Well good news! That’s not the focus of this post at all!
So the extent of TMI (too much information) that I’ll share is that around Labour Day weekend, poor Missy Moo had a really nasty diaper rash. It was really surprising since she’s never had a problem before, but there’s a first time for everything.
When it started, we made sure to change her frequently and put on lots of cream to try and get things back to normal. I won’t get into all the strategies, but lets just say when it kept getting worse, I started looking up any traditional remedies I could find. I was willig to try anything.
Then I read online about applying burnt flour to a baby’s bum.

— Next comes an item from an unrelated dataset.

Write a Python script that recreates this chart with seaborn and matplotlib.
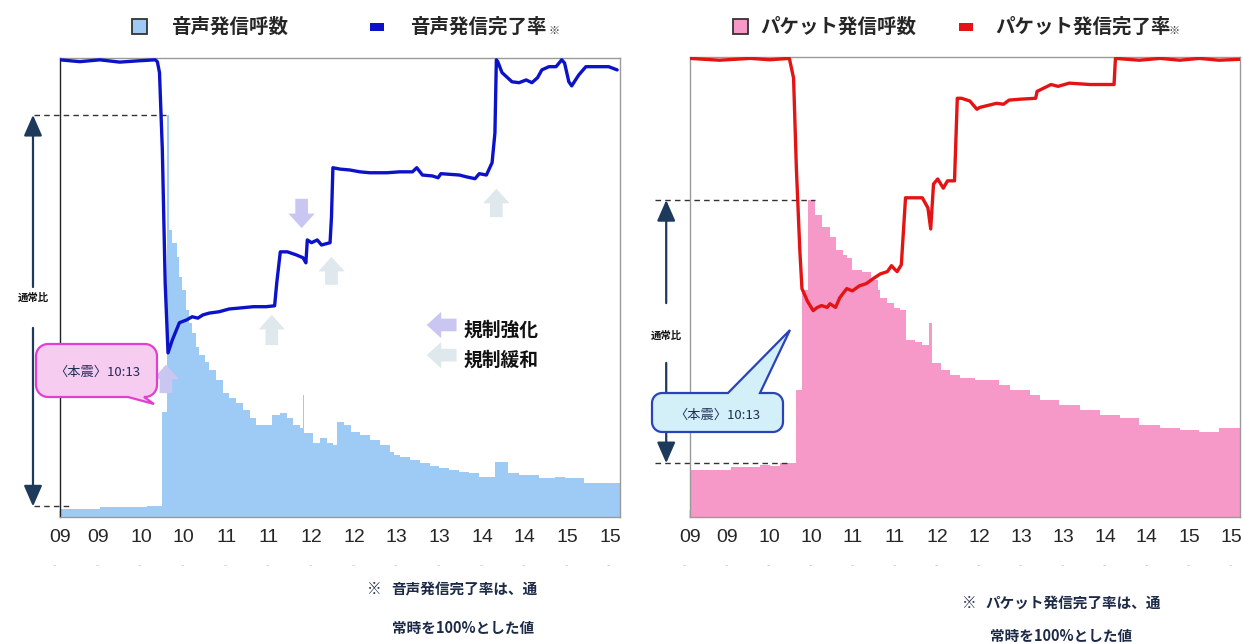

Not sure why it would help, but I wasn’t going to question the Internet. Cause it only tells me the truth, right? RIGHT?!?!
Oh Internet, you didn’t steer me wrong, but with a combination of being stressed about little miss’s current condition, plus my poor sleep habits of late, it didn’t help that my ADHD was on high alert lately.
You know where this is going right?
I found instructions for burnt flour online.
Oh Internet, there you go putting me into that false sense of security.
I put my frying pan on medium, loaded with some white flour. I stood over it and stirred it a lot, but when you put cold flour in a pan that’s also cold and just starting to heat up, not much is going to happen right away.
So I decided to leave it for a bit. I sat down in front of my laptop in the kitchen.
Now, now Internet. Don’t be a distraction. I have stuff to do! But wait, there’s a funny picture posted on Facebook, and a news alert just came into my email. What was that I just saw on Twitter?
The next thing I knew I smelled something absolutely disgusting. I thought maybe one of our heaters had kicked in and it had that burnt smell you get after the summer when you have electrical heating. I was still sitting face first into my laptop when I looked up, glanced at the stove and went, “Oh damn! The flour!”
Yes ladies and gentlemen – I burnt flour alright. Boy did I ever! I think I can still smell it’s disgusting odor.
Luckily we have more than one frying pan in our possession. So I made a second attempt and this time didn’t let señor Internet distract me.
Ironically enough, I brought Missy Moo to our doctor two days later and he confirmed it wasn’t a standard diaper rash, but it was quite common and he advised that we needed a prescription cream to get rid of it. In less than a week, she was perfect once again. So did the burnt flour do anything besides burn my nostrils? I have no idea. Let’s just say that at the very least it didn’t make things worse.
So that was my adventure in burning something intentionally, but doing it a little too well!